Task details: Reproduce every line of the listing as written, apart from the pictures.
>>>
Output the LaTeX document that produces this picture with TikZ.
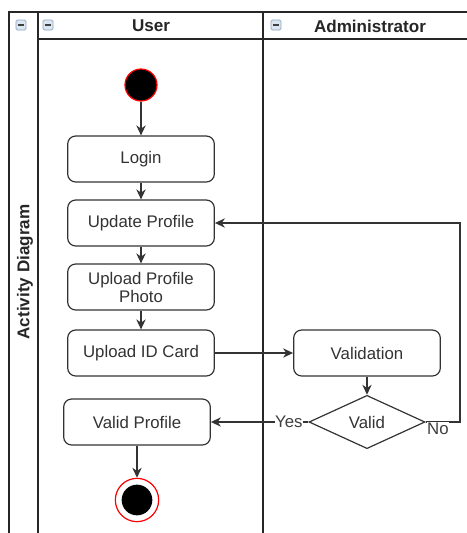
\documentclass[tikz,border=0pt]{standalone}
\usepackage{fontspec}
\setmainfont{Liberation Sans}
\usetikzlibrary{shapes.geometric,arrows.meta,positioning}
\definecolor{edge}{HTML}{333333}
\definecolor{iconfill}{HTML}{DCE6F0}
\definecolor{iconedge}{HTML}{8EA6C0}
\tikzset{
  poolline/.style={line width=1.1pt,draw=black!85},
  act/.style={rounded corners=6pt,draw=edge,line width=0.9pt,fill=white,
    minimum width=110pt,minimum height=34.5pt,align=center,inner sep=1pt,
    font=\fontsize{12.6}{13.5}\selectfont,text=black!80},
  flow/.style={draw=edge,line width=0.9pt,-{Stealth[length=7.5pt,width=7pt]}},
  lanehead/.style={font=\fontsize{12.8}{14}\selectfont\bfseries,text=black!85},
  edgelabel/.style={fill=white,inner sep=0.5pt,font=\fontsize{12.6}{14}\selectfont,text=black!75},
  foldicon/.style={draw=iconedge,fill=iconfill,rounded corners=1pt,line width=0.6pt,
    minimum size=7.5pt,inner sep=0pt}
}
\begin{document}
\begin{tikzpicture}[x=0.75pt,y=-0.75pt]
\useasboundingbox (0,0) rectangle (467,533);
% swimlane pool frame
\draw[poolline] (9,533) -- (9,12) -- (467,12);
\draw[poolline] (38,12) -- (38,533);
\draw[poolline] (38,39) -- (467,39);
\draw[poolline] (263,12) -- (263,533);
% collapse icons
\foreach \name/\cx in {iconpool/21,iconuser/48,iconadmin/276}{
  \node[foldicon] (\name) at (\cx,25) {};
  \draw[line width=1pt,black!75] ([xshift=-2.2pt]\name.center) -- ([xshift=2.2pt]\name.center);
}
% headers
\node[lanehead] (huser) at (151,26) {User};
\node[lanehead] (hadmin) at (370,26) {Administrator};
\node[lanehead,rotate=90] (hpool) at (25,272) {Activity Diagram};
% activities
\node[circle,fill=black,draw=red,line width=0.9pt,minimum size=24pt,inner sep=0pt] (start) at (141,85) {};
\node[act] (login) at (141,159) {Login};
\node[act] (update) at (141,223) {Update Profile};
\node[act] (photo) at (141,287) {Upload Profile\\Photo};
\node[act] (idcard) at (141,353) {Upload ID Card};
\node[act] (valid) at (367,353) {Validation};
\node[diamond,draw=edge,line width=0.9pt,fill=white,aspect=2.1,minimum width=87pt,minimum height=40pt,
  inner sep=0pt,font=\fontsize{12.6}{14}\selectfont,text=black!80] (check) at (367,422) {Valid};
\node[act] (vprofile) at (137,422) {Valid Profile};
\node[circle,draw=red,line width=0.9pt,fill=white,minimum size=32.5pt,inner sep=0pt] (stop) at (137,500) {};
\node[circle,fill=black,minimum size=23pt,inner sep=0pt] (stopdot) at (137,500) {};
\coordinate (loopA) at (460,422);
\coordinate (loopB) at (460,223);
% connectors
\draw[flow] (start) -- (login);
\draw[flow] (login) -- (update);
\draw[flow] (update) -- (photo);
\draw[flow] (photo) -- (idcard);
\draw[flow] (idcard) -- (valid);
\draw[flow] (valid) -- (check);
\draw[flow] (check) -- node[edgelabel,pos=0.2] (yes) {Yes} (vprofile);
\draw[flow] (check.east) -- (loopA) -- (loopB) -- (update.east);
\node[edgelabel,anchor=west] (no) at ([xshift=0.5pt,yshift=-5pt]check.east) {No};
\draw[flow] (vprofile) -- (stop);
\end{tikzpicture}
\end{document}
<<<
Exercise result:
Output the LaTeX document that produces this picture with TikZ.
\documentclass[tikz,border=0pt]{standalone}
\usepackage{fontspec}
\setmainfont{Liberation Sans}
\usetikzlibrary{shapes.geometric,arrows.meta,positioning}
\definecolor{edge}{HTML}{333333}
\definecolor{iconfill}{HTML}{DCE6F0}
\definecolor{iconedge}{HTML}{8EA6C0}
\tikzset{
  poolline/.style={line width=1.1pt,draw=black!85},
  act/.style={rounded corners=6pt,draw=edge,line width=0.9pt,fill=white,
    minimum width=110pt,minimum height=34.5pt,align=center,inner sep=1pt,
    font=\fontsize{12.6}{13.5}\selectfont,text=black!80},
  flow/.style={draw=edge,line width=0.9pt,-{Stealth[length=7.5pt,width=7pt]}},
  lanehead/.style={font=\fontsize{12.8}{14}\selectfont\bfseries,text=black!85},
  edgelabel/.style={fill=white,inner sep=0.5pt,font=\fontsize{12.6}{14}\selectfont,text=black!75},
  foldicon/.style={draw=iconedge,fill=iconfill,rounded corners=1pt,line width=0.6pt,
    minimum size=7.5pt,inner sep=0pt}
}
\begin{document}
\begin{tikzpicture}[x=0.75pt,y=-0.75pt]
\useasboundingbox (0,0) rectangle (467,533);
% swimlane pool frame
\draw[poolline] (9,533) -- (9,12) -- (467,12);
\draw[poolline] (38,12) -- (38,533);
\draw[poolline] (38,39) -- (467,39);
\draw[poolline] (263,12) -- (263,533);
% collapse icons
\foreach \name/\cx in {iconpool/21,iconuser/48,iconadmin/276}{
  \node[foldicon] (\name) at (\cx,25) {};
  \draw[line width=1pt,black!75] ([xshift=-2.2pt]\name.center) -- ([xshift=2.2pt]\name.center);
}
% headers
\node[lanehead] (huser) at (151,26) {User};
\node[lanehead] (hadmin) at (370,26) {Administrator};
\node[lanehead,rotate=90] (hpool) at (25,272) {Activity Diagram};
% activities
\node[circle,fill=black,draw=red,line width=0.9pt,minimum size=24pt,inner sep=0pt] (start) at (141,85) {};
\node[act] (login) at (141,159) {Login};
\node[act] (update) at (141,223) {Update Profile};
\node[act] (photo) at (141,287) {Upload Profile\\Photo};
\node[act] (idcard) at (141,353) {Upload ID Card};
\node[act] (valid) at (367,353) {Validation};
\node[diamond,draw=edge,line width=0.9pt,fill=white,aspect=2.1,minimum width=87pt,minimum height=40pt,
  inner sep=0pt,font=\fontsize{12.6}{14}\selectfont,text=black!80] (check) at (367,422) {Valid};
\node[act] (vprofile) at (137,422) {Valid Profile};
\node[circle,draw=red,line width=0.9pt,fill=white,minimum size=32.5pt,inner sep=0pt] (stop) at (137,500) {};
\node[circle,fill=black,minimum size=23pt,inner sep=0pt] (stopdot) at (137,500) {};
\coordinate (loopA) at (460,422);
\coordinate (loopB) at (460,223);
% connectors
\draw[flow] (start) -- (login);
\draw[flow] (login) -- (update);
\draw[flow] (update) -- (photo);
\draw[flow] (photo) -- (idcard);
\draw[flow] (idcard) -- (valid);
\draw[flow] (valid) -- (check);
\draw[flow] (check) -- node[edgelabel,pos=0.2] (yes) {Yes} (vprofile);
\draw[flow] (check.east) -- (loopA) -- (loopB) -- (update.east);
\node[edgelabel,anchor=west] (no) at ([xshift=0.5pt,yshift=-5pt]check.east) {No};
\draw[flow] (vprofile) -- (stop);
\end{tikzpicture}
\end{document}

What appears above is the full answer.